Letters to the Editor: How ‘The Twilight Zone’ predicted the Kardashians

Travis Barker and Kourtney Kardashian walk into a room during a family barbecue.
Travis Barker and Kourtney Kardashian in “The Kardashians.”

To the editor: I couldn’t agree more with columnist Robin Abcarian’s assessment of the Kardashian enterprise and its strange place in our culture.

When I see how much they apparently rely on cosmetic surgery, especially the changed face of Khloe Kardashian, I am reminded of a “Twilight Zone” episode entitled “Number 12 Looks Just Like You.”

In this show’s dystopian future, when young people become adults, they must go through a “transformation” by choosing a “perfect” body from a catalogue of faces. In so doing, they lose any unique characteristics or traits that lend individuality to the person and endear them to others, and they must wear a name tag to state who they are.


Are we (almost) there yet?

Mary Clumeck, Santa Ana


To the editor: Abcarian watches “The Kardashians”?

I admire Abcarian, I have looked forward to her columns for years, I even spoke to her on some radio show about 20 years ago. Now I find out she watches that superficial, ubiquitous power family?

My friend for 50 years, now a retired therapist, also watches. Actually, knowing her, that really doesn’t surprise me.

I read something on the Kardashians celebrating 20 years on TV in which someone wrote that they were proud to say they had never seen one episode. I second that — not one!

But Abcarian? It will take me some time to get over this.

Vicki Stern, Thousand Oaks


To the editor: I’m impressed and encouraged by the keen observation of Abcarian’s 12-year-old niece that the Kardashians “look plastic.”


The reality is that the “cultural force” of the Kardashians is predicated solely on their prodigious narcissism. But what is most disturbing is the superficiality that they represent is emulated and followed by a group as equally self-absorbed. Celebrities proudly and relentlessly displaying photos of their sculpted bodies are a manifestation of this obsessive narcissism.

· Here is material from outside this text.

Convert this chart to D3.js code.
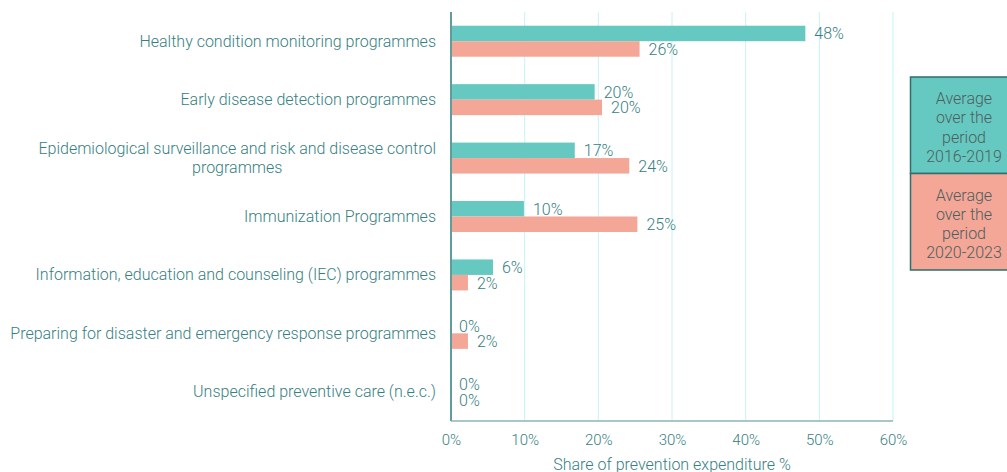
<!DOCTYPE html>
<html>
<head>
<meta charset="utf-8">
<title>Prevention expenditure by programme</title>
<script src="https://cdn.jsdelivr.net/npm/d3@7"></script>
<style>
body { margin: 0; background: #fff; }
svg { font-family: Roboto, "Noto Sans", sans-serif; font-weight: 300; }
</style>
</head>
<body>
<div id="chart"></div>
<script>
// data
var categories = [
	"Healthy condition monitoring programmes",
	"Early disease detection programmes",
	"Epidemiological surveillance and risk and disease control|programmes",
	"Immunization Programmes",
	"Information, education and counseling (IEC) programmes",
	"Preparing for disaster and emergency response programmes",
	"Unspecified preventive care (n.e.c.)"
];
var period1 = [48.1, 19.5, 16.8, 9.9, 5.7, 0, 0];   // 2016-2019
var period2 = [25.6, 20.5, 24.2, 25.3, 2.3, 2.3, 0]; // 2020-2023
var labels1 = ["48%", "20%", "17%", "10%", "6%", "0%", "0%"];
var labels2 = ["26%", "20%", "24%", "25%", "2%", "2%", "0%"];
var xTicks = [0, 10, 20, 30, 40, 50, 60];
var legendLines = [
	["Average", "over the", "period", "2016-2019"],
	["Average", "over the", "period", "2020-2023"]
];

var W = 1007, H = 472;
var teal = "#66c9c1", salmon = "#f4a697", textCol = "#37807f";
var svg = d3.select("#chart").append("svg").attr("width", W).attr("height", H);

var x = d3.scaleLinear().domain([0, 60]).range([451, 893]);
var y = d3.scaleBand().domain(d3.range(categories.length)).range([12, 421]);
var barH = 15.5;

// gridlines
svg.append("g").selectAll("line").data(xTicks.slice(1)).enter().append("line")
	.attr("x1", d => x(d)).attr("x2", d => x(d))
	.attr("y1", 12).attr("y2", 421)
	.attr("stroke", "#c6f3f7").attr("stroke-width", 1);

// bars
var rows = svg.append("g").selectAll("g").data(categories).enter().append("g");
rows.append("rect")
	.attr("x", x(0)).attr("y", (d, i) => y(i) + y.bandwidth() / 2 - barH)
	.attr("width", (d, i) => x(period1[i]) - x(0)).attr("height", barH)
	.attr("fill", teal);
rows.append("rect")
	.attr("x", x(0)).attr("y", (d, i) => y(i) + y.bandwidth() / 2)
	.attr("width", (d, i) => x(period2[i]) - x(0)).attr("height", barH)
	.attr("fill", salmon);

// value labels
rows.append("text")
	.attr("x", (d, i) => x(period1[i]) + (period1[i] > 0 ? 9 : 8))
	.attr("y", (d, i) => y(i) + y.bandwidth() / 2 - barH / 2 + 6)
	.attr("font-size", 16).attr("fill", textCol)
	.text((d, i) => labels1[i]);
rows.append("text")
	.attr("x", (d, i) => x(period2[i]) + (period2[i] > 0 ? 9 : 8))
	.attr("y", (d, i) => y(i) + y.bandwidth() / 2 + barH / 2 + 6)
	.attr("font-size", 16).attr("fill", textCol)
	.text((d, i) => labels2[i]);

// category labels (right aligned block, wrapped lines centred)
rows.each(function(d, i) {
	var lines = d.split("|");
	var t = d3.select(this).append("text").attr("font-size", 16).attr("fill", textCol)
		.attr("text-anchor", "middle");
	var cy = y(i) + y.bandwidth() / 2;
	var spans = lines.map((l, k) => t.append("tspan").text(l));
	var maxW = d3.max(spans, s => s.node().getComputedTextLength());
	var y0 = cy + 5.5 - (lines.length - 1) * 9.5;
	spans.forEach((s, k) => s.attr("x", 436 - maxW / 2).attr("y", y0 + k * 19));
});

// axes lines
svg.append("line").attr("x1", x(0)).attr("x2", x(0)).attr("y1", 12).attr("y2", 421)
	.attr("stroke", "#5f9d9d").attr("stroke-width", 2);
svg.append("line").attr("x1", x(0)).attr("x2", 893).attr("y1", 421).attr("y2", 421)
	.attr("stroke", "#8fb3b3").attr("stroke-width", 1.5);

// x tick labels
var xAxis = d3.axisBottom(x).tickValues(xTicks).tickFormat(d => d + "%").tickSize(0).tickPadding(13);
var gx = svg.append("g").attr("transform", "translate(0,421)").call(xAxis);
gx.select(".domain").remove();
gx.selectAll("text").attr("font-size", 15).attr("fill", textCol)
	.attr("font-family", "Roboto, sans-serif").attr("font-weight", 300);

svg.append("text").attr("x", x(30)).attr("y", 470).attr("text-anchor", "middle")
	.attr("font-size", 16).attr("fill", textCol).text("Share of prevention expenditure %");

// legend boxes
var lg = svg.append("g");
var boxTop = [77, 173.5], boxH = 96.5, fills = [teal, salmon];
legendLines.forEach(function(lines, j) {
	lg.append("rect").attr("x", 910.5).attr("y", boxTop[j]).attr("width", 110).attr("height", boxH)
		.attr("fill", fills[j]).attr("stroke", "#2d6f6e").attr("stroke-width", 1.5);
	lines.forEach(function(l, k) {
		lg.append("text").attr("x", 964).attr("y", boxTop[j] + 27 + k * 19.3)
			.attr("text-anchor", "middle").attr("font-size", 16).attr("fill", "#4d5e5e")
			.text(l);
	});
});
</script>
</body>
</html>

Let us not denigrate the Greek mythological Narcissus, who only fell in love with his own reflection, but did not desire the approbation of his peers — unlike the Kardashians, who require constant attention.

We cannot condemn the Kardashians; they’re just selling their product. We must, however, be demoralized by the people who obsess over what the Kardashians represent, which is actually too much of nothing.